I don't know yet, but I think I want to continue to be a researcher. People used to ask me why I was choosing a difficult path because they often were unfamiliar with what a researcher’s job was actually like. I think it's enough to contribute to anything people can understand about diseases and how to treat specific diseases. Even if I can’t make a great contribution, I would like to support the treatment of the disease with what I have achieved.

If I can do it at the same time, I would like to run a hospice where I can take care of rescued dogs little by little, who are too old to find a new family. I want to be a person who has enough financial ability to take care of those dogs.

What do you enjoy most about your work?
I like the process of learning new things and making them mine. When I came to Duke, I was starting in a new field, so I was more excited than worried. The process of making achievements with my own hands and completing the project must be difficult, but I think I will adapt well and am improving little by little every day.

What’s the hardest part of your job?
As I start anew, it is the hardest part when I think I am not prepared for the topic as much as I think, and when I do not achieve as much as I want. Experimental things that are cumbersome and difficult are what I must do, so it's not emotionally hard. But it's the hardest thing to fall short of my expectations.

What other passions or hobbies do you have outside of the Department?
I enjoy various things. In Korea, I often volunteered at a dog rescue shelter. I also like to see works of art that reveal other people's efforts and thoughts. So, I like to go to museums and art galleries, watch movies, and read books. I especially like musicals, so I watch them often. I like so many things but most of the time I liked the peaceful time of taking a walk with my dog, taking time in a cafe with him, sometimes going hiking with him and my dog's friends, and meeting and talking to my dog's neighbor friends and their families.

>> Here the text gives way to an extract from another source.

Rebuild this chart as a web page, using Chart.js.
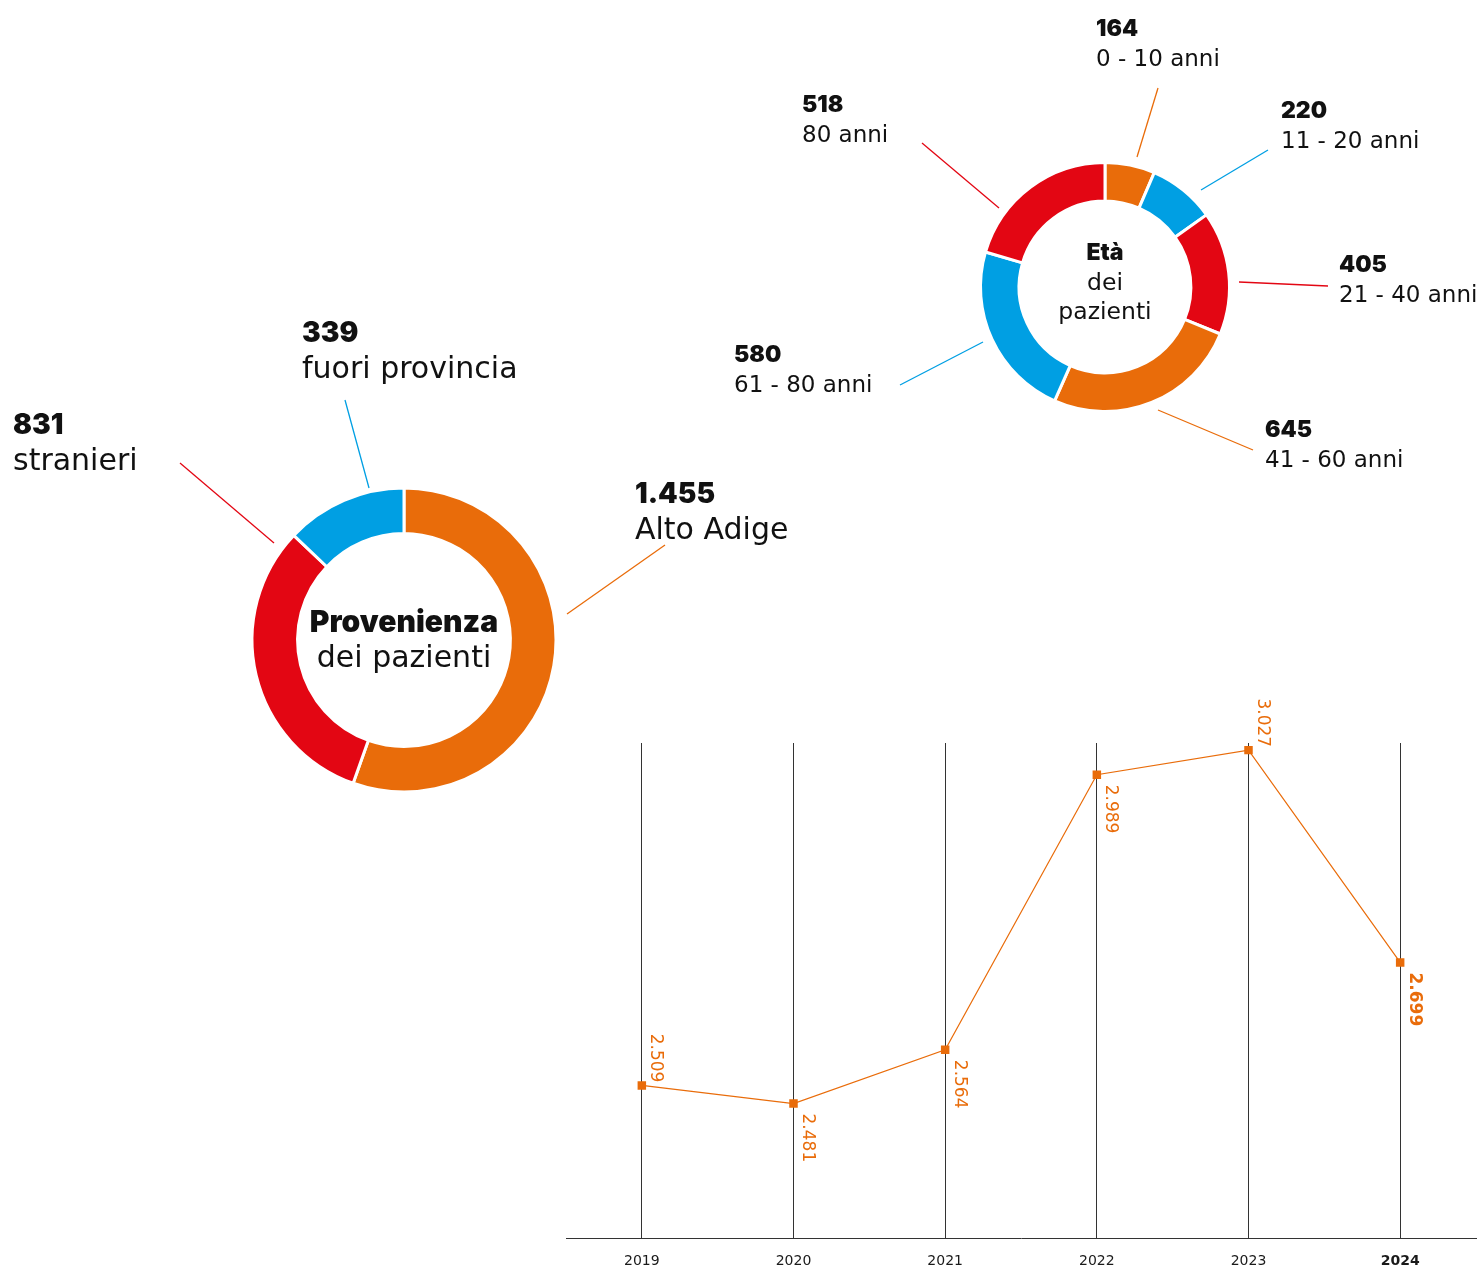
<!DOCTYPE html>
<html lang="it">
<head>
  <meta charset="UTF-8" />
  <title>Pazienti</title>
  <script src="https://cdn.jsdelivr.net/npm/chart.js"></script>
  <style>
    html, body { margin: 0; padding: 0; background: #fff; }
    body { width: 1483px; height: 1268px; position: relative; overflow: hidden; }
    .box { position: absolute; }
    #boxProv { left: 0; top: 300px; width: 820px; height: 520px; }
    #boxEta { left: 700px; top: 0; width: 783px; height: 500px; }
    #boxTrend { left: 545px; top: 690px; width: 938px; height: 595px; }
  </style>
</head>
<body>
  <div class="box" id="boxProv"><canvas id="provChart"></canvas></div>
  <div class="box" id="boxEta"><canvas id="etaChart"></canvas></div>
  <div class="box" id="boxTrend"><canvas id="trendChart"></canvas></div>

  <script>
    // dati
    const provLabels = ["Alto Adige", "stranieri", "fuori provincia"];
    const provValues = [1455, 831, 339];

    const etaLabels = ["0 - 10 anni", "11 - 20 anni", "21 - 40 anni", "41 - 60 anni", "61 - 80 anni", "80 anni"];
    const etaValues = [164, 220, 405, 645, 580, 518];

    const years = ["2019", "2020", "2021", "2022", "2023", "2024"];
    const patients = [2509, 2481, 2564, 2989, 3027, 2699];

    // stile
    const ORANGE = "#e96c0a";
    const RED = "#e30613";
    const BLUE = "#009fe3";
    const FONT = '"DejaVu Sans", sans-serif';
    const FONT_BOLD = 'Inter, "Open Sans", sans-serif';

    const fmt = (v) => String(v).replace(/\B(?=(\d{3})+(?!\d))/g, ".");

    // posizione delle etichette rispetto al centro della ciambella
    const provCallouts = [
      { line: [163, -26, 261, -95], text: [231, -137] },
      { line: [-130, -97, -224, -177], text: [-391, -206] },
      { line: [-35, -152, -59, -240], text: [-102, -298] }
    ];
    const etaCallouts = [
      { line: [32, -130, 53, -199], text: [-9, -251] },
      { line: [96, -97, 163, -137], text: [176, -169] },
      { line: [134, -5, 223, -1], text: [234, -15] },
      { line: [53, 123, 148, 163], text: [160, 150] },
      { line: [-122, 55, -205, 98], text: [-371, 75] },
      { line: [-106, -79, -183, -144], text: [-303, -175] }
    ];

    const calloutPlugin = {
      id: "callouts",
      afterDraw(chart, args, opts) {
        const arc = chart.getDatasetMeta(0).data[0];
        const cx = arc.x, cy = arc.y;
        const ds = chart.data.datasets[0];
        const ctx = chart.ctx;
        ctx.save();
        ctx.textAlign = "left";
        ctx.textBaseline = "alphabetic";
        opts.items.forEach((c, i) => {
          ctx.strokeStyle = ds.backgroundColor[i];
          ctx.lineWidth = 1.3;
          ctx.beginPath();
          ctx.moveTo(cx + c.line[0], cy + c.line[1]);
          ctx.lineTo(cx + c.line[2], cy + c.line[3]);
          ctx.stroke();

          ctx.fillStyle = "#111";
          ctx.font = `900 ${opts.numSize}px ${FONT_BOLD}`;
          ctx.fillText(fmt(ds.data[i]), cx + c.text[0], cy + c.text[1]);
          ctx.font = `400 ${opts.size}px ${FONT}`;
          ctx.fillText(chart.data.labels[i], cx + c.text[0], cy + c.text[1] + opts.gap);
        });

        // titolo al centro
        ctx.textAlign = "center";
        ctx.fillStyle = "#111";
        opts.center.forEach((t) => {
          ctx.font = t.bold ? `900 ${opts.centerBold}px ${FONT_BOLD}` : `400 ${opts.centerSize}px ${FONT}`;
          ctx.fillText(t.text, cx, cy + t.dy);
        });
        ctx.restore();
      }
    };

    new Chart(document.getElementById("provChart"), {
      type: "doughnut",
      data: {
        labels: provLabels,
        datasets: [{
          data: provValues,
          backgroundColor: [ORANGE, RED, BLUE],
          borderColor: "#fff",
          borderWidth: 3
        }]
      },
      options: {
        responsive: true,
        maintainAspectRatio: false,
        animation: false,
        radius: 152,
        cutout: "70%",
        layout: { padding: { left: 254, right: 266, top: 190, bottom: 30 } },
        plugins: {
          legend: { display: false },
          tooltip: { enabled: false },
          callouts: {
            items: provCallouts,
            size: 30,
            numSize: 28,
            gap: 36,
            centerSize: 30,
            centerBold: 30,
            center: [
              { text: "Provenienza", bold: true, dy: -8 },
              { text: "dei pazienti", bold: false, dy: 27 }
            ]
          }
        }
      },
      plugins: [calloutPlugin]
    });

    new Chart(document.getElementById("etaChart"), {
      type: "doughnut",
      data: {
        labels: etaLabels,
        datasets: [{
          data: etaValues,
          backgroundColor: [ORANGE, BLUE, RED, ORANGE, BLUE, RED],
          borderColor: "#fff",
          borderWidth: 3
        }]
      },
      options: {
        responsive: true,
        maintainAspectRatio: false,
        animation: false,
        radius: 124.5,
        cutout: "69%",
        layout: { padding: { left: 280, right: 253, top: 162, bottom: 88 } },
        plugins: {
          legend: { display: false },
          tooltip: { enabled: false },
          callouts: {
            items: etaCallouts,
            size: 23,
            numSize: 23,
            gap: 29.5,
            centerSize: 23.5,
            centerBold: 23,
            center: [
              { text: "Età", bold: true, dy: -27 },
              { text: "dei", bold: false, dy: 3 },
              { text: "pazienti", bold: false, dy: 32 }
            ]
          }
        }
      },
      plugins: [calloutPlugin]
    });

    // etichette dei valori, ruotate di 90°
    const labelSide = ["above", "below", "below", "below", "above", "below"];
    const lastIndex = years.length - 1;

    const valueLabels = {
      id: "valueLabels",
      afterDatasetsDraw(chart) {
        const meta = chart.getDatasetMeta(0);
        const ctx = chart.ctx;
        ctx.save();
        ctx.fillStyle = ORANGE;
        ctx.textBaseline = "middle";
        meta.data.forEach((pt, i) => {
          const above = labelSide[i] === "above";
          ctx.save();
          ctx.translate(pt.x + 14, pt.y);
          ctx.rotate(Math.PI / 2);
          ctx.textAlign = above ? "right" : "left";
          ctx.font = `${i === lastIndex ? 700 : 400} 17px ${FONT}`;
          ctx.fillText(fmt(chart.data.datasets[0].data[i]), above ? -3 : 10, 0);
          ctx.restore();
        });
        ctx.restore();
      }
    };

    new Chart(document.getElementById("trendChart"), {
      type: "line",
      data: {
        labels: years,
        datasets: [{
          data: patients,
          borderColor: ORANGE,
          borderWidth: 1.2,
          tension: 0,
          pointStyle: "rect",
          pointRadius: 6,
          pointBorderWidth: 0,
          pointBackgroundColor: ORANGE
        }]
      },
      options: {
        responsive: true,
        maintainAspectRatio: false,
        animation: false,
        layout: { padding: { left: 21, right: 7, top: 53, bottom: 0 } },
        plugins: { legend: { display: false }, tooltip: { enabled: false } },
        scales: {
          x: {
            offset: true,
            grid: { offset: false, color: "#333", lineWidth: 1, drawTicks: false },
            border: { color: "#333", width: 1 },
            ticks: {
              color: "#1a1a1a",
              padding: 15,
              font: (c) => ({ family: FONT, size: 14, weight: c.index === lastIndex ? "bold" : "normal" })
            }
          },
          y: { display: false, min: 2273, max: 3038 }
        }
      },
      plugins: [valueLabels]
    });
  </script>
</body>
</html>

After coming to Duke and the United States, I spend most of my time taking a walk with my dog and resting together after working. Life here is sometimes monotonous, but the time is worth it for me.

 

 

M Jang and dog
“After starting on my PhD, I adopted my dog from a shelter where I volunteer. The time I spend with my dog becomes my daily routine," Jang said. "I brought him here from South Korea too. I have a lot of responsibility for this dog, which lives with me. My dog is a great motivation for me to take on new challenges and develop.”